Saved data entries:
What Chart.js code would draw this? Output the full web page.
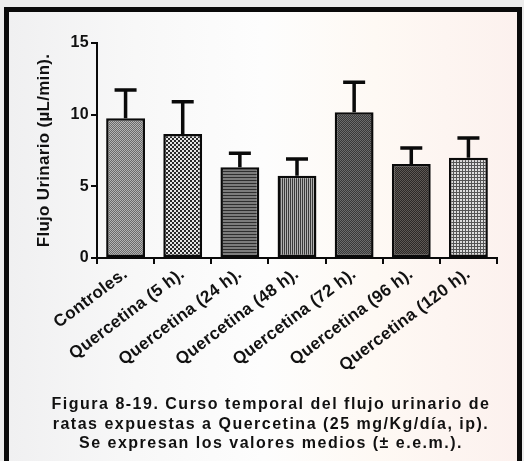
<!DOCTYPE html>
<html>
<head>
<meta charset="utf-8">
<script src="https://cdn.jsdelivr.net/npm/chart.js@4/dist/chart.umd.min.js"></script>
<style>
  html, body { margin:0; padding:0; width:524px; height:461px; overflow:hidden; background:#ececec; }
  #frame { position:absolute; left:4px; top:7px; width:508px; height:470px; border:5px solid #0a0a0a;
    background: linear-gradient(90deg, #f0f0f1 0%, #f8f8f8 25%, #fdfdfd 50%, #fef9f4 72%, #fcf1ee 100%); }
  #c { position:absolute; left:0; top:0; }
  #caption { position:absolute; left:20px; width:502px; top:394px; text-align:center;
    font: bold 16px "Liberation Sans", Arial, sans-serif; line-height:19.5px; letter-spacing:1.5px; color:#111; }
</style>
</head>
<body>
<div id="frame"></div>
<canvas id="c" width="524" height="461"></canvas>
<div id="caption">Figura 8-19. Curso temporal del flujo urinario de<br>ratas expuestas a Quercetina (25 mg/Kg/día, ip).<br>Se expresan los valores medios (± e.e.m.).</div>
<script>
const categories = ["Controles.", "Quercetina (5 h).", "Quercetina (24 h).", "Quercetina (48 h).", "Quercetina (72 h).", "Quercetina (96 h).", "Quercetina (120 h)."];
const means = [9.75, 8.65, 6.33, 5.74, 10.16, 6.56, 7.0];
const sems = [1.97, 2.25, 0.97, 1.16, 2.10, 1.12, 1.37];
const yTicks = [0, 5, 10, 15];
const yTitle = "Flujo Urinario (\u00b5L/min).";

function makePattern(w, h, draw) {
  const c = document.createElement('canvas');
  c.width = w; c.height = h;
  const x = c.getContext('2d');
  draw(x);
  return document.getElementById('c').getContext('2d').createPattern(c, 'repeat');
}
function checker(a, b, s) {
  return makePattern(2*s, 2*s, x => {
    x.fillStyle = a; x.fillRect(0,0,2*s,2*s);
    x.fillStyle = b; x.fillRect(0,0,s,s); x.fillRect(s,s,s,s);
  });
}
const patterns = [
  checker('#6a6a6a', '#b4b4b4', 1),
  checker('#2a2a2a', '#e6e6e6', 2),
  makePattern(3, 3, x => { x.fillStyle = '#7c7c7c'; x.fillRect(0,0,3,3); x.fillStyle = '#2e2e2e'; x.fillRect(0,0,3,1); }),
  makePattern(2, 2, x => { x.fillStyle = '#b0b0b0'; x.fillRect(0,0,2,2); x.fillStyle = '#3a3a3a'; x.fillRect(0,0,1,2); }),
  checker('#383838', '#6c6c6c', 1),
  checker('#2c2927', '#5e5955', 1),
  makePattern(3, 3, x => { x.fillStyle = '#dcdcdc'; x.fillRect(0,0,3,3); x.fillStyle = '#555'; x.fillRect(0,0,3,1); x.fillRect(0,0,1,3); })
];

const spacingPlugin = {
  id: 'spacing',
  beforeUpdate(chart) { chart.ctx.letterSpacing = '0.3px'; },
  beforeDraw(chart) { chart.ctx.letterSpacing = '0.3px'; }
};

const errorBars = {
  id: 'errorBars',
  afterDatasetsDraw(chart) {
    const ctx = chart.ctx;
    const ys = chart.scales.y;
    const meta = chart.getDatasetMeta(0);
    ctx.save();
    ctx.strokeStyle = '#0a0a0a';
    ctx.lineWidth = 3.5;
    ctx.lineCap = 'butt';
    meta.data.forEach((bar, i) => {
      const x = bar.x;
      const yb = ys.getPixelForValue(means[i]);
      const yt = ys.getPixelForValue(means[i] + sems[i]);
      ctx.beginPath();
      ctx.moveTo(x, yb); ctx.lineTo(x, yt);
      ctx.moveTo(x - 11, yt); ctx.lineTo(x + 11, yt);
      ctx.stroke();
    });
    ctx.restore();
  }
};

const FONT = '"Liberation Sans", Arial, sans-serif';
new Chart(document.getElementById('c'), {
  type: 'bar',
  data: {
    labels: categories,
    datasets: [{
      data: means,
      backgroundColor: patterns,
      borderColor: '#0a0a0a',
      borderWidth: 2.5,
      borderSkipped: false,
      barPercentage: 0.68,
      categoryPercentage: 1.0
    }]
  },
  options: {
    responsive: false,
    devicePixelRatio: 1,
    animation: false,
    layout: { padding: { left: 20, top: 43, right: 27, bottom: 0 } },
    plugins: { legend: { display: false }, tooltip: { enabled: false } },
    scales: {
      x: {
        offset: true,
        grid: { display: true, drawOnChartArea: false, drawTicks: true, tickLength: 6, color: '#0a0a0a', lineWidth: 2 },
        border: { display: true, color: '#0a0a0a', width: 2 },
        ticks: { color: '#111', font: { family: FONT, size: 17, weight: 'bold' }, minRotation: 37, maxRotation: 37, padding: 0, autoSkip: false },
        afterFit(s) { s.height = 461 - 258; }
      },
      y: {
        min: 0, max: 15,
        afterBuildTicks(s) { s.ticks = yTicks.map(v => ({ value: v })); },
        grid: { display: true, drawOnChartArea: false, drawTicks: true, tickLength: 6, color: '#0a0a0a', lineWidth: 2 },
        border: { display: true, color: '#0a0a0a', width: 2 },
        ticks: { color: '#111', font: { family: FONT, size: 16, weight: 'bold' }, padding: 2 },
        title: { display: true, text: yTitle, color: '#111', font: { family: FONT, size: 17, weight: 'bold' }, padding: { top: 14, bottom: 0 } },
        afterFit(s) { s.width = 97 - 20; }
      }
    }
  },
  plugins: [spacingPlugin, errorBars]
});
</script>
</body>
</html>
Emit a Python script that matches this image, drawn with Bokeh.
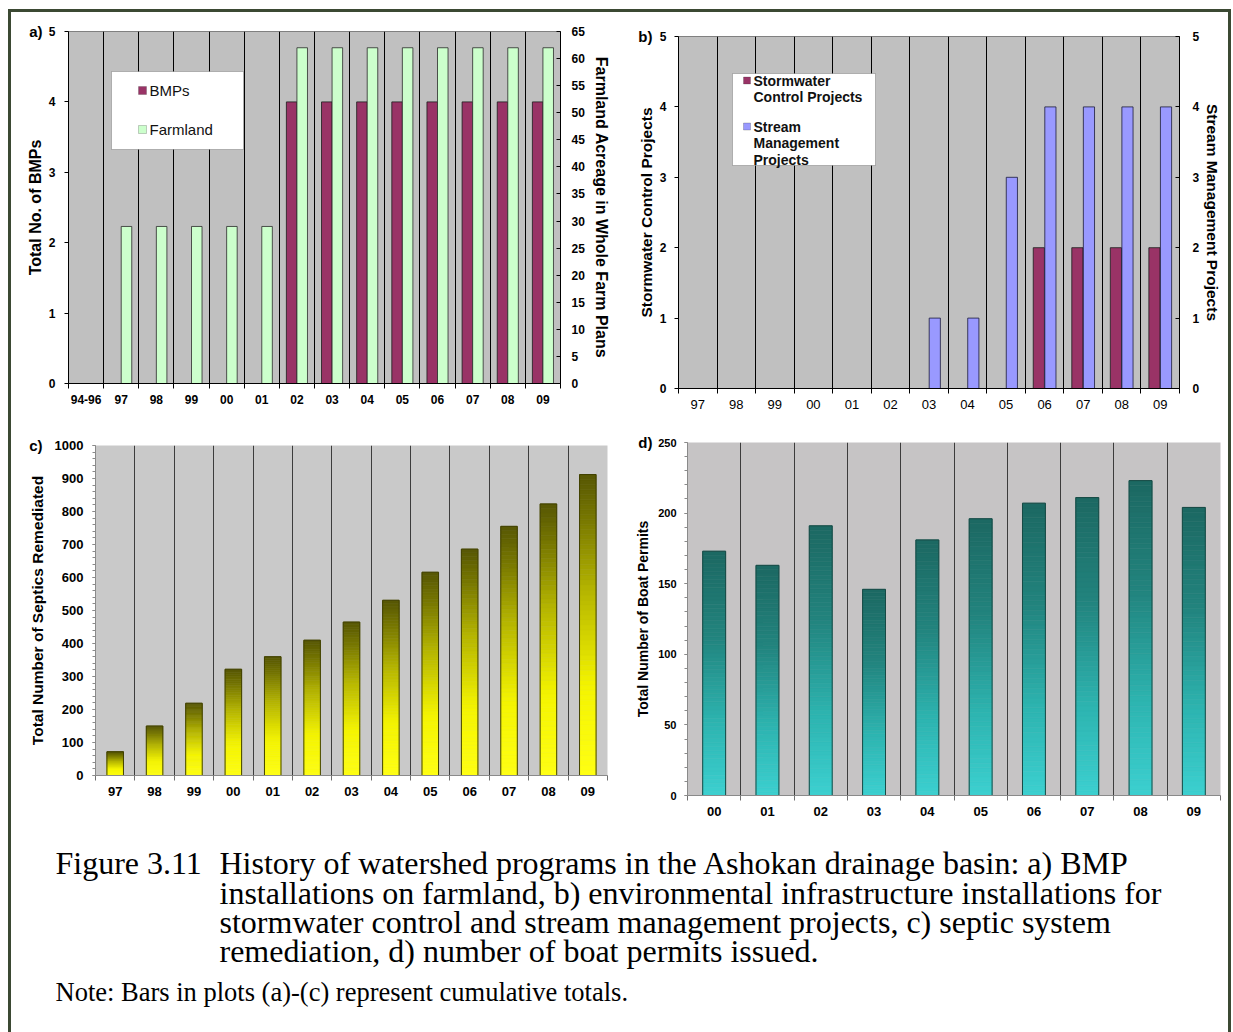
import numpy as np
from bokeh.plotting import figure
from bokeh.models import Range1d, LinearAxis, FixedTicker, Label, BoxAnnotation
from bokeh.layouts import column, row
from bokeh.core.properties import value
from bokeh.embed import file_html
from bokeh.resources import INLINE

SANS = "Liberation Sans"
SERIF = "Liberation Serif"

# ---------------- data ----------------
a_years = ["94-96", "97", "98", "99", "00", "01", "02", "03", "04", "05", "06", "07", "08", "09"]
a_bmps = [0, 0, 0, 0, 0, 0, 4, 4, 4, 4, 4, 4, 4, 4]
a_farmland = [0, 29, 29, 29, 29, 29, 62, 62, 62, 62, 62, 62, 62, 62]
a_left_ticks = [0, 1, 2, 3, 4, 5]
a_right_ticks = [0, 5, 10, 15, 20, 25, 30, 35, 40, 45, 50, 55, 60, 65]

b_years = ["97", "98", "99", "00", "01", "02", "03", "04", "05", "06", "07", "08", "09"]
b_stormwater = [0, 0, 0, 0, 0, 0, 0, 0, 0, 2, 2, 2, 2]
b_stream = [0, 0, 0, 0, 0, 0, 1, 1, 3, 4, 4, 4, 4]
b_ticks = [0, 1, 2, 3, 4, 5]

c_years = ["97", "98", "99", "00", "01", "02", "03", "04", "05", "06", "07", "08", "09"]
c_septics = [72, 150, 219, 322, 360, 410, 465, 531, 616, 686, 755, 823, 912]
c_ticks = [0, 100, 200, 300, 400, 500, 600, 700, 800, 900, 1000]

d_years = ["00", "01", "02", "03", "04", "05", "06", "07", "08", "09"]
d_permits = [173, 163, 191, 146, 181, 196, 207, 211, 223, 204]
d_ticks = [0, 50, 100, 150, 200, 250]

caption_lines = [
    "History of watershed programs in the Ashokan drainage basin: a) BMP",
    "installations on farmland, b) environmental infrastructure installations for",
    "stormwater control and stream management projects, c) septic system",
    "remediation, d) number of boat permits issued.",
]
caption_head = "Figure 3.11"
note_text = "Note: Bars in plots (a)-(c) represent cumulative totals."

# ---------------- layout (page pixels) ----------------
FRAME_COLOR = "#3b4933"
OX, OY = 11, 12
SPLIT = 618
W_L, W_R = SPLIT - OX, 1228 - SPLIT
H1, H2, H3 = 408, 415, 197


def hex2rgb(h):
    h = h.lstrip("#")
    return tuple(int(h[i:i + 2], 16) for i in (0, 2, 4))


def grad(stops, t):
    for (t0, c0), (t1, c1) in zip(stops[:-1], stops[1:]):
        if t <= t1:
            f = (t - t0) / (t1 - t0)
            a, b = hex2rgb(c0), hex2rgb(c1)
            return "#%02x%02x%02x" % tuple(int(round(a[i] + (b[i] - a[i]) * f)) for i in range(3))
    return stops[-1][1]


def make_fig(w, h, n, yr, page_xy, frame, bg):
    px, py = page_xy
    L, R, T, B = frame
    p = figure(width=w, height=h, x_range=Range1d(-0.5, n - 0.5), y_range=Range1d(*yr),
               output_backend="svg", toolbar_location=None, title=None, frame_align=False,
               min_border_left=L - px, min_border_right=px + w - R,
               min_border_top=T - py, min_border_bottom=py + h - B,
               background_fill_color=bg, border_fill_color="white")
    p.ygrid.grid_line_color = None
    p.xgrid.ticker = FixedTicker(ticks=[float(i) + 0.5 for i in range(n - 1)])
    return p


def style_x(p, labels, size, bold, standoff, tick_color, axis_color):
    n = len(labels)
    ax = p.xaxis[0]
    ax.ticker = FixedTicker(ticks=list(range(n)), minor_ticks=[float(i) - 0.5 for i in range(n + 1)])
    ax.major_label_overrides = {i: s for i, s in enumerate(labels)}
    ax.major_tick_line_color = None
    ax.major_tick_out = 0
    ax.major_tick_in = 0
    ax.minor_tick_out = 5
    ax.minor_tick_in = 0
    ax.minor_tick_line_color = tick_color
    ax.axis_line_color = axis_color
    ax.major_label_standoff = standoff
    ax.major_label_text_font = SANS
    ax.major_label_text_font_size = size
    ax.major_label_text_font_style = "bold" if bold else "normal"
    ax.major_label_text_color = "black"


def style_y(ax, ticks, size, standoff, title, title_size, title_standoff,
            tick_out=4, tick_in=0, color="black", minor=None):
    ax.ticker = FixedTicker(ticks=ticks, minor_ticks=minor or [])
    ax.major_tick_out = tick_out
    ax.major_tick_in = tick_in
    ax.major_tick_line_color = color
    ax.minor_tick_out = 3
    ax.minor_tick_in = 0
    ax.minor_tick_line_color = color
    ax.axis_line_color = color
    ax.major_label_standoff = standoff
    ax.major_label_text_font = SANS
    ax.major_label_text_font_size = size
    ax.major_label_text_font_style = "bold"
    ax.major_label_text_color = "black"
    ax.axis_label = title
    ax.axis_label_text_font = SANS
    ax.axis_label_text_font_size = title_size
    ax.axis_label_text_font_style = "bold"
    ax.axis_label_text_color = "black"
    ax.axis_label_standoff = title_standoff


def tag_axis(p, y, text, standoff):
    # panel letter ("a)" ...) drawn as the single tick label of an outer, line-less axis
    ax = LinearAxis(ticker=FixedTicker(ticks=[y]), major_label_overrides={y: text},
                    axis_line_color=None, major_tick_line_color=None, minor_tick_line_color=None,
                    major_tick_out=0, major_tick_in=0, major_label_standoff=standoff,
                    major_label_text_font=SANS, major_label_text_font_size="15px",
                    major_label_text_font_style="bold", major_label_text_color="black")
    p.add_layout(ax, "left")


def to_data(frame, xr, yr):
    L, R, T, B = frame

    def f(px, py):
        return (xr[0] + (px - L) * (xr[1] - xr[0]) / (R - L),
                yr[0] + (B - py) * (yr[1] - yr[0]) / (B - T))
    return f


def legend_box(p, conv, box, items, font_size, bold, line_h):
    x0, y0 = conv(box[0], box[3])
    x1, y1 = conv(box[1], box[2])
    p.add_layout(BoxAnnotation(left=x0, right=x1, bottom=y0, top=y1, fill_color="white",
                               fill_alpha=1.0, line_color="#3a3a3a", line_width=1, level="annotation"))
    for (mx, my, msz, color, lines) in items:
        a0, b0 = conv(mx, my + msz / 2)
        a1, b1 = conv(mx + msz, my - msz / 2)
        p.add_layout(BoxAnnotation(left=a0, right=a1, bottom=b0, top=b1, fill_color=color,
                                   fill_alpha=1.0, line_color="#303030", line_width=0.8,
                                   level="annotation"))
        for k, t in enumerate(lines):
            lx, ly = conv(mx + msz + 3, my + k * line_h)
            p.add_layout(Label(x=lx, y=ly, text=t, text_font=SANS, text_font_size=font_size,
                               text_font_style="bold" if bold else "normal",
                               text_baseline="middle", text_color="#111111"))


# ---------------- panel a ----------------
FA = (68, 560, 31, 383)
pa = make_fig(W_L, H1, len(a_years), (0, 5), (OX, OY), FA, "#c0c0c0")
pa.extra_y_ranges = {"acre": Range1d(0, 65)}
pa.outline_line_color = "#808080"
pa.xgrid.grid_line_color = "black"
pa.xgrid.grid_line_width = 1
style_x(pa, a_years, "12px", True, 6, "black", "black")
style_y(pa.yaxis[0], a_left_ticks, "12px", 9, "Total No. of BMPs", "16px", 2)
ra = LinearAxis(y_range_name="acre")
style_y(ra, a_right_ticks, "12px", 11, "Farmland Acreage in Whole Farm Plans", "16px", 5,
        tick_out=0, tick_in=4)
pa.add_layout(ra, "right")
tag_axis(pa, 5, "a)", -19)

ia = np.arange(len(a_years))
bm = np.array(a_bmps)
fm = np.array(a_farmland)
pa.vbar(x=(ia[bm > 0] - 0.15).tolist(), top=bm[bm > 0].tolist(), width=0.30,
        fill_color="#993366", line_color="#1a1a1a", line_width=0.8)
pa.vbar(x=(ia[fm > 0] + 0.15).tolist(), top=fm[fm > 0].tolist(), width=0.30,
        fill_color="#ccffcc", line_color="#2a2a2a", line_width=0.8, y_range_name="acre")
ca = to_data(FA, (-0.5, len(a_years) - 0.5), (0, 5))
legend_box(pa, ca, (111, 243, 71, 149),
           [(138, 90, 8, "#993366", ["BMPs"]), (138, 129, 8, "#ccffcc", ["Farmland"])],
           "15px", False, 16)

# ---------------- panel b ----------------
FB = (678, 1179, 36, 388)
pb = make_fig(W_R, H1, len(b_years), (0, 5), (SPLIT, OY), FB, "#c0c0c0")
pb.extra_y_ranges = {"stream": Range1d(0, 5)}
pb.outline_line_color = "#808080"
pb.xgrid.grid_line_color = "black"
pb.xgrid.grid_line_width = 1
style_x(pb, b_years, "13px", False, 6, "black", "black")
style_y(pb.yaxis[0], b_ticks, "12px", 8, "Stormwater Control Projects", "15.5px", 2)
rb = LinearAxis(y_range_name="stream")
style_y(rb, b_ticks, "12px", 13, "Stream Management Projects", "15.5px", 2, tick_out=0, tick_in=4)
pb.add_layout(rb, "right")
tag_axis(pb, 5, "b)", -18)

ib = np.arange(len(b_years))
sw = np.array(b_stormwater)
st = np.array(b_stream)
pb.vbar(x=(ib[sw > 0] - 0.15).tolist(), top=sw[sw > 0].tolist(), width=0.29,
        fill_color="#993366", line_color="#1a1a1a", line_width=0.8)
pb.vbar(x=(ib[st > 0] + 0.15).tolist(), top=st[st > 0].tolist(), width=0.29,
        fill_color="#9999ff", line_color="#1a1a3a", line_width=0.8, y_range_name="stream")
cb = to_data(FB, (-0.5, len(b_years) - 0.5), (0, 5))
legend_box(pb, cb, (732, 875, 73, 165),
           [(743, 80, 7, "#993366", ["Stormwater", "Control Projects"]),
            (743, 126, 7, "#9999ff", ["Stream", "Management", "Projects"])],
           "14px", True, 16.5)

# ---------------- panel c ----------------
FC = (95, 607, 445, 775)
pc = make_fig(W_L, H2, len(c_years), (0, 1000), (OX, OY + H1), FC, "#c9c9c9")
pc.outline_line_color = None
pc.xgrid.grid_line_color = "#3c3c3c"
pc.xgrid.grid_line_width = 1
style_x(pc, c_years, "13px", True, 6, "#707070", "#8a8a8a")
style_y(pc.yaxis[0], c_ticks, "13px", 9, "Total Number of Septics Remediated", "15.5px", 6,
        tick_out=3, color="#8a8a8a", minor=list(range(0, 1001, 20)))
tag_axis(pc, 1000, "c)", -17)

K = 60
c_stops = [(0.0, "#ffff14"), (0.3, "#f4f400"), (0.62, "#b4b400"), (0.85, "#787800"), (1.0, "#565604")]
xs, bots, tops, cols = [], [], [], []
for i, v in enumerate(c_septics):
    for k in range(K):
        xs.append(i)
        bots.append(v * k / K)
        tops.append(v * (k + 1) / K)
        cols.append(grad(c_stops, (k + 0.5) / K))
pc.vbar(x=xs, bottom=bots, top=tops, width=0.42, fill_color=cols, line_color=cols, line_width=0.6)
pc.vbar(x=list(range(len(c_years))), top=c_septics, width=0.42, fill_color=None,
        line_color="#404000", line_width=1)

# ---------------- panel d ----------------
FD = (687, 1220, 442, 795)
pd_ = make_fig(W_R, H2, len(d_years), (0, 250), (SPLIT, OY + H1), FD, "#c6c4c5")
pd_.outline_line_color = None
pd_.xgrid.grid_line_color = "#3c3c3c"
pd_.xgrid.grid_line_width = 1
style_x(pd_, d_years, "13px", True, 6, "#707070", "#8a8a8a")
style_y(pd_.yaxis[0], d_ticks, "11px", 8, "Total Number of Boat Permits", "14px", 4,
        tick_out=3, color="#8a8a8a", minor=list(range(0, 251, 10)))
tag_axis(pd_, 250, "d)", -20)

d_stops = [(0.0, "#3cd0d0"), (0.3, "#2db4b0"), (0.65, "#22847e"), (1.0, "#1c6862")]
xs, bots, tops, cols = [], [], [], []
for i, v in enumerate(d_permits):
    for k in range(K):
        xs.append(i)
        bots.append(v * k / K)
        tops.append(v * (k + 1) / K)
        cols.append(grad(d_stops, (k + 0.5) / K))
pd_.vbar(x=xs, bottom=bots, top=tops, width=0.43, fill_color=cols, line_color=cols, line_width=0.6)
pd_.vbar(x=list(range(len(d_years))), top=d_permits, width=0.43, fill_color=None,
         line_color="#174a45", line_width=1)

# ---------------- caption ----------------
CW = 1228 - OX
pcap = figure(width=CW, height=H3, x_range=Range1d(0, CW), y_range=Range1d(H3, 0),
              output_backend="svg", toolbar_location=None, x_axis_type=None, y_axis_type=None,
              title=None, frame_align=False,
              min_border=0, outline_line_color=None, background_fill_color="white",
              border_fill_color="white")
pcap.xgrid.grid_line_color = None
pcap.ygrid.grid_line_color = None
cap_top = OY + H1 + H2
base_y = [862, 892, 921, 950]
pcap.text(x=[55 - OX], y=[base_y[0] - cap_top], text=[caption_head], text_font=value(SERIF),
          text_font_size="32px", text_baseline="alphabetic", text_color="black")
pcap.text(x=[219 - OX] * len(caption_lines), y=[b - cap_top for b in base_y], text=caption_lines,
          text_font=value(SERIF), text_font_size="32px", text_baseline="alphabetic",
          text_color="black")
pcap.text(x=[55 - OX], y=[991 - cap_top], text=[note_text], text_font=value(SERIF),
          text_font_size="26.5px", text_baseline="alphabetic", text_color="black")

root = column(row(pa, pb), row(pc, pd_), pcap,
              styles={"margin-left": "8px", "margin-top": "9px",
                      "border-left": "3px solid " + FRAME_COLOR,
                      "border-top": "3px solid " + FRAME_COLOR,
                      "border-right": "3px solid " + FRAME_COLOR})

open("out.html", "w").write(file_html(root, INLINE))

**Directions**
Repeat, with no pictures, exactly the lines from the one containing "Emit a Python" through the one containing "d_ticks = [0, 50, 100, 150, 200, 250]", the first and last included.

**Answer below**
Emit a Python script that matches this image, drawn with Bokeh.
import numpy as np
from bokeh.plotting import figure
from bokeh.models import Range1d, LinearAxis, FixedTicker, Label, BoxAnnotation
from bokeh.layouts import column, row
from bokeh.core.properties import value
from bokeh.embed import file_html
from bokeh.resources import INLINE

SANS = "Liberation Sans"
SERIF = "Liberation Serif"

# ---------------- data ----------------
a_years = ["94-96", "97", "98", "99", "00", "01", "02", "03", "04", "05", "06", "07", "08", "09"]
a_bmps = [0, 0, 0, 0, 0, 0, 4, 4, 4, 4, 4, 4, 4, 4]
a_farmland = [0, 29, 29, 29, 29, 29, 62, 62, 62, 62, 62, 62, 62, 62]
a_left_ticks = [0, 1, 2, 3, 4, 5]
a_right_ticks = [0, 5, 10, 15, 20, 25, 30, 35, 40, 45, 50, 55, 60, 65]

b_years = ["97", "98", "99", "00", "01", "02", "03", "04", "05", "06", "07", "08", "09"]
b_stormwater = [0, 0, 0, 0, 0, 0, 0, 0, 0, 2, 2, 2, 2]
b_stream = [0, 0, 0, 0, 0, 0, 1, 1, 3, 4, 4, 4, 4]
b_ticks = [0, 1, 2, 3, 4, 5]

c_years = ["97", "98", "99", "00", "01", "02", "03", "04", "05", "06", "07", "08", "09"]
c_septics = [72, 150, 219, 322, 360, 410, 465, 531, 616, 686, 755, 823, 912]
c_ticks = [0, 100, 200, 300, 400, 500, 600, 700, 800, 900, 1000]

d_years = ["00", "01", "02", "03", "04", "05", "06", "07", "08", "09"]
d_permits = [173, 163, 191, 146, 181, 196, 207, 211, 223, 204]
d_ticks = [0, 50, 100, 150, 200, 250]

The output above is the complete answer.